→ **Task goal**: Beginning with the first line of the data below, extract each line up to and including the one containing "const captionLine2 = 'with". Copy them exactly and add nothing.

[START OF Recorded information]

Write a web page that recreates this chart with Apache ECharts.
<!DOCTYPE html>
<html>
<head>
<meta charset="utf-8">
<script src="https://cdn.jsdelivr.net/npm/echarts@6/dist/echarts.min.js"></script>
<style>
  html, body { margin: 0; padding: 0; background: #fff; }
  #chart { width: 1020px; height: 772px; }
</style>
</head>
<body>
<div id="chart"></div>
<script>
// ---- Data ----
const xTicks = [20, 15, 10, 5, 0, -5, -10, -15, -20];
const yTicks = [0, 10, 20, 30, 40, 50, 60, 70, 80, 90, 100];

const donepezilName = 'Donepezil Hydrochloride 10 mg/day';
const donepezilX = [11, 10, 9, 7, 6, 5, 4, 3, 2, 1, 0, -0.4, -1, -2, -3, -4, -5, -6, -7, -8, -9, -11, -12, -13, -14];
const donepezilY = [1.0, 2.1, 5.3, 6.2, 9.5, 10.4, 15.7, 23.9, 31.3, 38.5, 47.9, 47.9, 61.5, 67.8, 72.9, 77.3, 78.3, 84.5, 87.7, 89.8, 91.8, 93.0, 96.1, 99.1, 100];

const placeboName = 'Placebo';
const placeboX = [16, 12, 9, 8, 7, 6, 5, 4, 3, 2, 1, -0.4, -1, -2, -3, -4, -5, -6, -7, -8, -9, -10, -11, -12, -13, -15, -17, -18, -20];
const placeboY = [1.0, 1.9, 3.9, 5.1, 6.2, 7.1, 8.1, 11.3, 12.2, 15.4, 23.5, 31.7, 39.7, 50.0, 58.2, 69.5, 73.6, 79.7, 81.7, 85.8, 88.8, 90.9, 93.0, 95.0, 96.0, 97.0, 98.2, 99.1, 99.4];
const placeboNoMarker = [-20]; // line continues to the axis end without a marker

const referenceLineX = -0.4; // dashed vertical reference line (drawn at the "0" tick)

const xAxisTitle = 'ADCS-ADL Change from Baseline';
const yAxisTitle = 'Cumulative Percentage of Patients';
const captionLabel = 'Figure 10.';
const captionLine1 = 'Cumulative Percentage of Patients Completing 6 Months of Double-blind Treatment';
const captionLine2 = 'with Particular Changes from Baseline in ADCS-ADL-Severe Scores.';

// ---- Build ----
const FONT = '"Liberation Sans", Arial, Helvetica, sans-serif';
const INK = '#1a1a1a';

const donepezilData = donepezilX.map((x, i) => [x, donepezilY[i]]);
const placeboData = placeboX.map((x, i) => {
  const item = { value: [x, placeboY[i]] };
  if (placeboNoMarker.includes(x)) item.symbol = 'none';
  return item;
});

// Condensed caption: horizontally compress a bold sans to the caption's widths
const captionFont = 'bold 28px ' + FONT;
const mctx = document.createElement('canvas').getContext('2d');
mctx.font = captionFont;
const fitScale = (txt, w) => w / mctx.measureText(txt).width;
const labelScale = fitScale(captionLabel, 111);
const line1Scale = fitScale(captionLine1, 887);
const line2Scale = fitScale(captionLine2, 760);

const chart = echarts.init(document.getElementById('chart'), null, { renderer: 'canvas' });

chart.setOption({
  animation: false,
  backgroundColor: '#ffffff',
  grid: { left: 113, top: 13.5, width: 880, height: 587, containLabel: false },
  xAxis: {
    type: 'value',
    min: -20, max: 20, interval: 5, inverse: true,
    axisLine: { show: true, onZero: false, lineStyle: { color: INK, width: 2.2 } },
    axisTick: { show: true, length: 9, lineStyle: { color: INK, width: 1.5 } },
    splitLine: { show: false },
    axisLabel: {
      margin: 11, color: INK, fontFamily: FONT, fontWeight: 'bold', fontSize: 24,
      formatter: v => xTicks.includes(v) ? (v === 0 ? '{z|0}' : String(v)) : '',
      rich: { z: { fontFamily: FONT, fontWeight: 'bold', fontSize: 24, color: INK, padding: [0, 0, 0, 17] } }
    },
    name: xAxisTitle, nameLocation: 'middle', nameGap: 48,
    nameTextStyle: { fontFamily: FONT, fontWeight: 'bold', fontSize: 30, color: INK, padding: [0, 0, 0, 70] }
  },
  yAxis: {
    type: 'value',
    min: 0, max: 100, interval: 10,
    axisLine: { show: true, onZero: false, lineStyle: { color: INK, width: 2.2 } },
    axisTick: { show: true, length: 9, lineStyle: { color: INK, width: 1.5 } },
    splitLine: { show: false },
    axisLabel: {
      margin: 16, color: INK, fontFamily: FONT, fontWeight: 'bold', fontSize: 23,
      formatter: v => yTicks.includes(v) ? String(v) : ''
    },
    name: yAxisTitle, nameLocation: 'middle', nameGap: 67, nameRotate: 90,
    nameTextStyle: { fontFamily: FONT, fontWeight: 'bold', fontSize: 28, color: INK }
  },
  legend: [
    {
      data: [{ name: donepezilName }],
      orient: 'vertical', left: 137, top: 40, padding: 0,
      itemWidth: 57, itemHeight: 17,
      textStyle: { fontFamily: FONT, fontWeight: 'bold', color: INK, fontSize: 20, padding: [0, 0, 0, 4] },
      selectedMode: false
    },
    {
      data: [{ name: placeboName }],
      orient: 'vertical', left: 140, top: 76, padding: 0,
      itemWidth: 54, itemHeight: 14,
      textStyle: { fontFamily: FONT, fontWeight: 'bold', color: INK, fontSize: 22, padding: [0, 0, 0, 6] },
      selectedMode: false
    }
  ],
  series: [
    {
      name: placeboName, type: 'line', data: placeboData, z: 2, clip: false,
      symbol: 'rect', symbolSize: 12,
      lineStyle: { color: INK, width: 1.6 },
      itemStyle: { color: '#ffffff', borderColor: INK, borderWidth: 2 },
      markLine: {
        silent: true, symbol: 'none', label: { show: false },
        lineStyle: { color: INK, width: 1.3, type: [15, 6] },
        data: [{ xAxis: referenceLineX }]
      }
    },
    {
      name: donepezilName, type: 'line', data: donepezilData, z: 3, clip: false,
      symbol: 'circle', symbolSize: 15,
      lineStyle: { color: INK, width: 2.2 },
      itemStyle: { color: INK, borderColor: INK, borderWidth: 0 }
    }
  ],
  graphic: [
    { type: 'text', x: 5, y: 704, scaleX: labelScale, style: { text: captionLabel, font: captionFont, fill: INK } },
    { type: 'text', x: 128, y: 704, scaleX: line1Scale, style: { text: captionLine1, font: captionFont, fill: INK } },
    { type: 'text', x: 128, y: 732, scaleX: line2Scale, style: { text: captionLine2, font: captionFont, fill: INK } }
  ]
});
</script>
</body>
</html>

[END OF Recorded information]

→ **Full output**:
Write a web page that recreates this chart with Apache ECharts.
<!DOCTYPE html>
<html>
<head>
<meta charset="utf-8">
<script src="https://cdn.jsdelivr.net/npm/echarts@6/dist/echarts.min.js"></script>
<style>
  html, body { margin: 0; padding: 0; background: #fff; }
  #chart { width: 1020px; height: 772px; }
</style>
</head>
<body>
<div id="chart"></div>
<script>
// ---- Data ----
const xTicks = [20, 15, 10, 5, 0, -5, -10, -15, -20];
const yTicks = [0, 10, 20, 30, 40, 50, 60, 70, 80, 90, 100];

const donepezilName = 'Donepezil Hydrochloride 10 mg/day';
const donepezilX = [11, 10, 9, 7, 6, 5, 4, 3, 2, 1, 0, -0.4, -1, -2, -3, -4, -5, -6, -7, -8, -9, -11, -12, -13, -14];
const donepezilY = [1.0, 2.1, 5.3, 6.2, 9.5, 10.4, 15.7, 23.9, 31.3, 38.5, 47.9, 47.9, 61.5, 67.8, 72.9, 77.3, 78.3, 84.5, 87.7, 89.8, 91.8, 93.0, 96.1, 99.1, 100];

const placeboName = 'Placebo';
const placeboX = [16, 12, 9, 8, 7, 6, 5, 4, 3, 2, 1, -0.4, -1, -2, -3, -4, -5, -6, -7, -8, -9, -10, -11, -12, -13, -15, -17, -18, -20];
const placeboY = [1.0, 1.9, 3.9, 5.1, 6.2, 7.1, 8.1, 11.3, 12.2, 15.4, 23.5, 31.7, 39.7, 50.0, 58.2, 69.5, 73.6, 79.7, 81.7, 85.8, 88.8, 90.9, 93.0, 95.0, 96.0, 97.0, 98.2, 99.1, 99.4];
const placeboNoMarker = [-20]; // line continues to the axis end without a marker

const referenceLineX = -0.4; // dashed vertical reference line (drawn at the "0" tick)

const xAxisTitle = 'ADCS-ADL Change from Baseline';
const yAxisTitle = 'Cumulative Percentage of Patients';
const captionLabel = 'Figure 10.';
const captionLine1 = 'Cumulative Percentage of Patients Completing 6 Months of Double-blind Treatment';
const captionLine2 = 'with Particular Changes from Baseline in ADCS-ADL-Severe Scores.';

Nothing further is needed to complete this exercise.